— Begin Data block —
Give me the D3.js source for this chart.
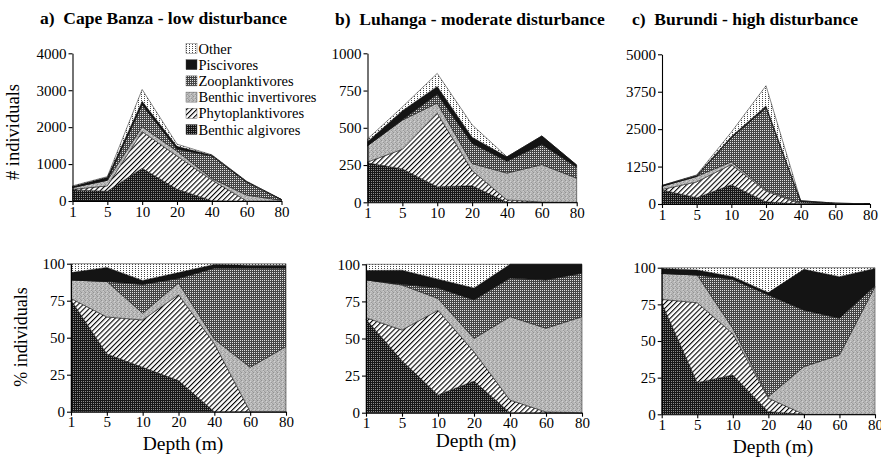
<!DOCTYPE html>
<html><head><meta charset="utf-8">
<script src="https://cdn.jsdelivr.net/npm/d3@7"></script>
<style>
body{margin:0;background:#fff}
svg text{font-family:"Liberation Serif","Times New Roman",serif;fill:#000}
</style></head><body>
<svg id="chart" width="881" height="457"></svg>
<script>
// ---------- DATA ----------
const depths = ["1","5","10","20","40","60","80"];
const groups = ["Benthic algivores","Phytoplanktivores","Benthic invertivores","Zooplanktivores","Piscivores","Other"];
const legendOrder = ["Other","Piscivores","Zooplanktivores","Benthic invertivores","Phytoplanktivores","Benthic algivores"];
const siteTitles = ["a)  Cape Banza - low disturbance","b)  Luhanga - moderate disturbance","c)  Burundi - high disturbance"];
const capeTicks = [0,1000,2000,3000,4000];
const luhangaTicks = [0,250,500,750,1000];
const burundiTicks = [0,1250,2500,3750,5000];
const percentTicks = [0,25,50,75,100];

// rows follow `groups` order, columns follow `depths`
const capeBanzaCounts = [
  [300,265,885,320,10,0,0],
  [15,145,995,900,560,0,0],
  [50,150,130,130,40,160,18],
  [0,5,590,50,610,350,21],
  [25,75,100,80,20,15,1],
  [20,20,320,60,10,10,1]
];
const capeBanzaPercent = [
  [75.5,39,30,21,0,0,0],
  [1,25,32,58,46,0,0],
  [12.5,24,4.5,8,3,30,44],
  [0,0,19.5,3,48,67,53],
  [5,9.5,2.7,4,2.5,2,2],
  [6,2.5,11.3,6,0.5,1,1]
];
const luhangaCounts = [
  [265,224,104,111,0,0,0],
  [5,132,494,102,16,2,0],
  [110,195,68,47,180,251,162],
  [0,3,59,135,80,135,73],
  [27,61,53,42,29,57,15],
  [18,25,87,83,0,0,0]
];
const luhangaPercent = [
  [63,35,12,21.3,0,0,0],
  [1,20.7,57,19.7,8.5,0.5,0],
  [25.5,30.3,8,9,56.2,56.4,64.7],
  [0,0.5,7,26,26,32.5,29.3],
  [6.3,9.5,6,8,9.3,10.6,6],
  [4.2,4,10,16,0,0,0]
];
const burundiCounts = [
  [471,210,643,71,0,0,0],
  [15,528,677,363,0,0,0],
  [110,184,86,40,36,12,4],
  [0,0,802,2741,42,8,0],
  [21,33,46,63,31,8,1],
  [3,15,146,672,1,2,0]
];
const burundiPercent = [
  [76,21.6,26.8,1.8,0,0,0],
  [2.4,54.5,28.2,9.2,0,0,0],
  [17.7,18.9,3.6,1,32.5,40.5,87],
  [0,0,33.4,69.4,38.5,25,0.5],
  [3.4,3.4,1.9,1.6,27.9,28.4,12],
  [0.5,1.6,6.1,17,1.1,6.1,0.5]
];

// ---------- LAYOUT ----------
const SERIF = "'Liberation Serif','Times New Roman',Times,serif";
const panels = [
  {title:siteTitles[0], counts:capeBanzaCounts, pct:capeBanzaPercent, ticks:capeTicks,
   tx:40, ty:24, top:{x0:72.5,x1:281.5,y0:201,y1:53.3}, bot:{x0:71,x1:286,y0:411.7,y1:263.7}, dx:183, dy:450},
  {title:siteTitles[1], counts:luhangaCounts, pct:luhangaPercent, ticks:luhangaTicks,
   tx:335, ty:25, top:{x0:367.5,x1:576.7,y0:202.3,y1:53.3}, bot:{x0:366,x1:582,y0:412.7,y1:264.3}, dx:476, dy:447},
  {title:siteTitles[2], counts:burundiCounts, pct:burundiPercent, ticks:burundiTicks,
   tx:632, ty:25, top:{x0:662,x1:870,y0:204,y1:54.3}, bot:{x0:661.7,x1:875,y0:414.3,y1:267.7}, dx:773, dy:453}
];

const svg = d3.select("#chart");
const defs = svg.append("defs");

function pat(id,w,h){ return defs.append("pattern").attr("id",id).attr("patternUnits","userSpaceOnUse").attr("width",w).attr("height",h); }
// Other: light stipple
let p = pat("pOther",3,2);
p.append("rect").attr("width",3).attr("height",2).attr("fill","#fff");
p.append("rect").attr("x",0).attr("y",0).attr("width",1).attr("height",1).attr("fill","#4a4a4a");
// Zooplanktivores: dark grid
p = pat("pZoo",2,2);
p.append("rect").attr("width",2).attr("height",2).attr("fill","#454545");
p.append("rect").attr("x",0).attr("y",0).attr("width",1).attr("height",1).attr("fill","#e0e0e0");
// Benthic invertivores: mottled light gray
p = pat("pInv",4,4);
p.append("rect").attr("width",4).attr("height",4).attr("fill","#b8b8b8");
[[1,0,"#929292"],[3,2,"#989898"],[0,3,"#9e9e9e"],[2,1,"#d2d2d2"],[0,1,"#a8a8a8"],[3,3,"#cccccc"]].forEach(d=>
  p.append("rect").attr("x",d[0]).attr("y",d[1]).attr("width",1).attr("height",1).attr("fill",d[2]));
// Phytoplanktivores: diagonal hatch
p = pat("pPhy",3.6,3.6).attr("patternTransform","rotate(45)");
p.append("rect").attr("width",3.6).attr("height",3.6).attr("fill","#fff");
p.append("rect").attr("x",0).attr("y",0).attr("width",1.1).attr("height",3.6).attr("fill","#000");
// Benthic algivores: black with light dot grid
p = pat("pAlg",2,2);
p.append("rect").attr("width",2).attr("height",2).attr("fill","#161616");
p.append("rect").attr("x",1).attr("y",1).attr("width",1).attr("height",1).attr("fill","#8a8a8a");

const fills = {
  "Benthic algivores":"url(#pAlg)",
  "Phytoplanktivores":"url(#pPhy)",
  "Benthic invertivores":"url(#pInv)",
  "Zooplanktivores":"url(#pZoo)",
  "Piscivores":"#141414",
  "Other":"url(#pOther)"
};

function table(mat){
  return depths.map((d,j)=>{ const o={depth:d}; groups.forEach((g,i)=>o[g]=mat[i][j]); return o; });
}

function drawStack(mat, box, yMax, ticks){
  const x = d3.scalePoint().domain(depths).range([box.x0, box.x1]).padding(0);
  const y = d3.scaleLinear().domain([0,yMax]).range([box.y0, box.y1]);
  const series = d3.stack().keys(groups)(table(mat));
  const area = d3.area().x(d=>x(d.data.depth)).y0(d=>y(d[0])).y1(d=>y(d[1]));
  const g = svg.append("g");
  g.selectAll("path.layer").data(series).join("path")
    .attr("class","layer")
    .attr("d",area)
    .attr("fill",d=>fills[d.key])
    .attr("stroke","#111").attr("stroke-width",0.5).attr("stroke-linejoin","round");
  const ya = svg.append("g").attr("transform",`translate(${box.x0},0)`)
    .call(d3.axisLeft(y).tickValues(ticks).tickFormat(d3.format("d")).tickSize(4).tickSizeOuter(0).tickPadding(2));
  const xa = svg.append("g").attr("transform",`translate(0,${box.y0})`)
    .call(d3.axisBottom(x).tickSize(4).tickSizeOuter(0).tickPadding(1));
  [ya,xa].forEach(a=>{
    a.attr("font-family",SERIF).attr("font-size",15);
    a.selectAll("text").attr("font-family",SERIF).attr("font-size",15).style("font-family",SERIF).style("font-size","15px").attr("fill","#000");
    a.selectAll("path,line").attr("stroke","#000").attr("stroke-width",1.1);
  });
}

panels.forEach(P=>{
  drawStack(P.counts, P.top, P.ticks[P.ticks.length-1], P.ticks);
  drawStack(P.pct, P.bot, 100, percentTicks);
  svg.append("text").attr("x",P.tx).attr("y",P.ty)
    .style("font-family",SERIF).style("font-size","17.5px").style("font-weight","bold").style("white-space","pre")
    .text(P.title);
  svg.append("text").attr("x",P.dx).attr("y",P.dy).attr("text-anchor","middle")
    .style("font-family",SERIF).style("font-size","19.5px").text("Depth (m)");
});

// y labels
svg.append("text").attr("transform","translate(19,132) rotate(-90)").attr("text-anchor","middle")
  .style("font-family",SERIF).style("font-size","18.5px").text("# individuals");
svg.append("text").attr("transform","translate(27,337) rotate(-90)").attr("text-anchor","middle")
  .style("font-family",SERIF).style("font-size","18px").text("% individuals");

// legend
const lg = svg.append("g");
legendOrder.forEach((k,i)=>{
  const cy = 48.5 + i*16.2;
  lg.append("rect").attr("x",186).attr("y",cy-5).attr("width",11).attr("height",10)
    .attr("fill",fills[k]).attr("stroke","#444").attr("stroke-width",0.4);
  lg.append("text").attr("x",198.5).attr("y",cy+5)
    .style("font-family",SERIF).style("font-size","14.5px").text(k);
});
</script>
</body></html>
— End Data block —
## Do this
Repeat the lines exactly as they stand, from the opening line of the data through the line with "const percentTicks = [0,25,50,75,100];". Pictures stay out of the copy.

## Final result
Give me the D3.js source for this chart.
<!DOCTYPE html>
<html><head><meta charset="utf-8">
<script src="https://cdn.jsdelivr.net/npm/d3@7"></script>
<style>
body{margin:0;background:#fff}
svg text{font-family:"Liberation Serif","Times New Roman",serif;fill:#000}
</style></head><body>
<svg id="chart" width="881" height="457"></svg>
<script>
// ---------- DATA ----------
const depths = ["1","5","10","20","40","60","80"];
const groups = ["Benthic algivores","Phytoplanktivores","Benthic invertivores","Zooplanktivores","Piscivores","Other"];
const legendOrder = ["Other","Piscivores","Zooplanktivores","Benthic invertivores","Phytoplanktivores","Benthic algivores"];
const siteTitles = ["a)  Cape Banza - low disturbance","b)  Luhanga - moderate disturbance","c)  Burundi - high disturbance"];
const capeTicks = [0,1000,2000,3000,4000];
const luhangaTicks = [0,250,500,750,1000];
const burundiTicks = [0,1250,2500,3750,5000];
const percentTicks = [0,25,50,75,100];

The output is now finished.